Published: A.D. Trendall, the Red-Figured Vaese of Apulia, Suppl. I, 1983, 198, 29/838a; J. Eisenberg, One Thousand Years Of Ancient Greek Vases, 1990, no. 96.
Apulian Red-Figure Spherical Pyxis from the White Saccos Group, Triangular Eye Subgroup. Lid: Woman’s head emerging from a flower. Bowl: Head of a woman.
A pyxis (plurral pyxides) is a small lidded jar (lit. “box”) for pins, jewelry, cosmetics, and other feminine toilet articles. These came in a variety of shapes in Attic vase-painting of the 5th century B.C., but the spherical pyxis is a type peculiar to South Italy, particularly Apulia and Sicily.
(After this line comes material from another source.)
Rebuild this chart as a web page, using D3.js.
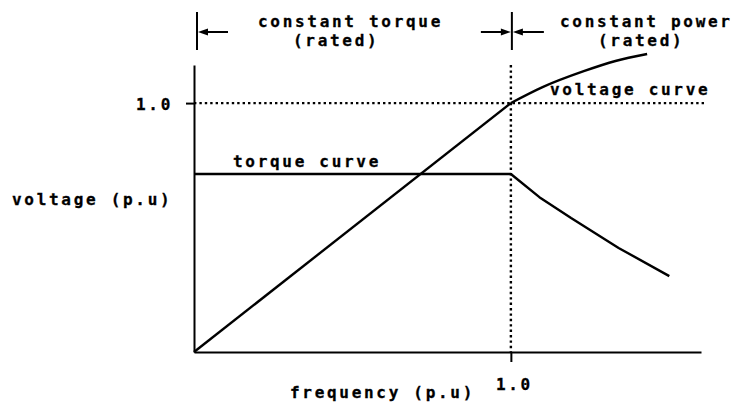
<!DOCTYPE html>
<html>
<head>
<meta charset="utf-8">
<script src="https://cdn.jsdelivr.net/npm/d3@7"></script>
<style>
  html, body { margin: 0; padding: 0; background: #fff; }
  svg { display: block; }
  text {
    font-family: "DejaVu Sans Mono", "Liberation Mono", monospace;
    font-weight: bold;
    font-size: 16px;
    letter-spacing: 2.7px;
    fill: #000;
    stroke: #000;
    stroke-width: 0.3px;
  }
</style>
</head>
<body>
<svg id="chart" width="742" height="407"></svg>
<script>
// Voltage rises linearly up to rated frequency, then bends over (field weakening)
const voltRiseFreq = [0, 1.0];
const voltRise     = [0, 1.0];
const voltBendFreq = [1.0, 1.10, 1.23, 1.33, 1.43];
const voltBend     = [1.0, 1.064, 1.128, 1.169, 1.197];

// Torque: constant up to rated frequency, falling in the constant-power range
const torqueFreq = [0, 1.0, 1.09, 1.19, 1.34, 1.50];
const torque     = [0.715, 0.715, 0.622, 0.538, 0.418, 0.305];

// Rated point (p.u.) and axis tick values
const ratedFreq = 1.0;
const ratedVolt = 1.0;
const xTicks = [1.0];
const yTicks = [1.0];

const svg = d3.select("#chart");

const x = d3.scaleLinear().domain([0, 1.6]).range([194, 701]);
const y = d3.scaleLinear().domain([0, 1.153]).range([352, 65]);

const fmt = d3.format(".1f");

// Axes
const xAxis = svg.append("g")
  .attr("transform", `translate(0,${y(0)})`)
  .call(d3.axisBottom(x).tickValues(xTicks).tickFormat(fmt).tickSize(10).tickSizeOuter(0).tickPadding(17));
const yAxis = svg.append("g")
  .attr("transform", `translate(${x(0)},0)`)
  .call(d3.axisLeft(y).tickValues(yTicks).tickFormat(fmt).tickSize(8).tickSizeOuter(0).tickPadding(13));

[xAxis, yAxis].forEach(g => {
  g.selectAll("path.domain").attr("stroke", "#000").attr("stroke-width", 2);
  g.selectAll(".tick line").attr("stroke", "#000").attr("stroke-width", 2);
  g.selectAll(".tick text")
    .style("font-family", '"DejaVu Sans Mono", monospace')
    .style("font-size", "16px")
    .style("font-weight", "bold")
    .attr("fill", "#000");
});
xAxis.selectAll(".tick text").attr("dx", 3);
yAxis.selectAll(".tick text").attr("dy", "0.4em");

// Dotted reference lines at rated frequency and rated voltage
svg.append("line")
  .attr("x1", x(ratedFreq)).attr("x2", x(ratedFreq))
  .attr("y1", y.range()[1]).attr("y2", y(0))
  .attr("stroke", "#000").attr("stroke-width", 2.4)
  .attr("stroke-dasharray", "2.4,3");
svg.append("line")
  .attr("x1", x(0)).attr("x2", x(1.61))
  .attr("y1", y(ratedVolt)).attr("y2", y(ratedVolt))
  .attr("stroke", "#000").attr("stroke-width", 2.4)
  .attr("stroke-dasharray", "2.4,3");

// Curves
const lineLinear = d3.line().x(d => x(d[0])).y(d => y(d[1]));
const lineSmooth = d3.line().x(d => x(d[0])).y(d => y(d[1])).curve(d3.curveMonotoneX);

svg.append("path")
  .attr("d", lineLinear(d3.zip(voltRiseFreq, voltRise)))
  .attr("fill", "none").attr("stroke", "#000").attr("stroke-width", 2.4);
svg.append("path")
  .attr("d", lineSmooth(d3.zip(voltBendFreq, voltBend)))
  .attr("fill", "none").attr("stroke", "#000").attr("stroke-width", 2.4);
svg.append("path")
  .attr("d", lineLinear(d3.zip(torqueFreq, torque)))
  .attr("fill", "none").attr("stroke", "#000").attr("stroke-width", 2.4)
  .attr("stroke-linejoin", "round");

// Region markers above the plot
const barTop = 12, barBottom = 50, arrowY = 32;
[0, ratedFreq].forEach(f => {
  svg.append("line")
    .attr("x1", x(f) + (f === 0 ? 3 : 1)).attr("x2", x(f) + (f === 0 ? 3 : 1))
    .attr("y1", barTop).attr("y2", barBottom)
    .attr("stroke", "#000").attr("stroke-width", 2);
});

function arrow(xFrom, xTo) {
  const dir = Math.sign(xTo - xFrom);
  svg.append("line")
    .attr("x1", xFrom).attr("x2", xTo - dir * 4)
    .attr("y1", arrowY).attr("y2", arrowY)
    .attr("stroke", "#000").attr("stroke-width", 2);
  svg.append("path")
    .attr("d", `M${xTo},${arrowY} L${xTo - dir * 10},${arrowY - 3.5} L${xTo - dir * 10},${arrowY + 3.5} Z`)
    .attr("fill", "#000");
}
arrow(x(0) + 34, x(0) + 4);
arrow(x(ratedFreq) - 30, x(ratedFreq));
arrow(x(ratedFreq) + 33, x(ratedFreq) + 2);

// Text annotations
const labels = [
  { t: "constant torque", x: 258, y: 27 },
  { t: "(rated)",         x: 293, y: 46 },
  { t: "constant power",  x: 560, y: 27 },
  { t: "(rated)",         x: 598, y: 46 },
  { t: "voltage curve",   x: 550, y: 95 },
  { t: "torque curve",    x: 233, y: 167 },
  { t: "voltage (p.u)",   x: 12,  y: 205 },
  { t: "frequency (p.u)", x: 290, y: 398 }
];
svg.selectAll("text.lbl")
  .data(labels)
  .join("text")
  .attr("class", "lbl")
  .attr("x", d => d.x)
  .attr("y", d => d.y)
  .text(d => d.t);
</script>
</body>
</html>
This example has flaring knob and a high ring base.
The ornament is particularly elaborate and colorful: a large complex of palmettes and scrolling tendrils covering the back and sides. On the front of the bowl is the head of a woman facing left. She wears a necklace, earrings, and an embroidered hair-cloth (kekryphalos). On the front of the lid is a large flowering plant, with scrolling tendrils to left and right. The head of a woman emerges from the yellow flower in the center. The woman is painted white and drawn in three-quarter view; she wears earrings and embroidered sakkos. This pyxis is exceptionally intact.
Heads of women emerging from flowers more commonly appear on necks of large volute-kraters, beginning about 350 B.C.. Their meaning has been much debated. In some cases an inscription or an attribute gives a clue to the identity, but their treatment is far from uniform. Some association with Persephone (who emerges from the ground every year), or some other fertility or vegetation goddess is likely, at least in early examples. By the late 4th century B.C., however, when this pyxis was made, they had become a standard artistic motif and may often be devoid of any real meaning.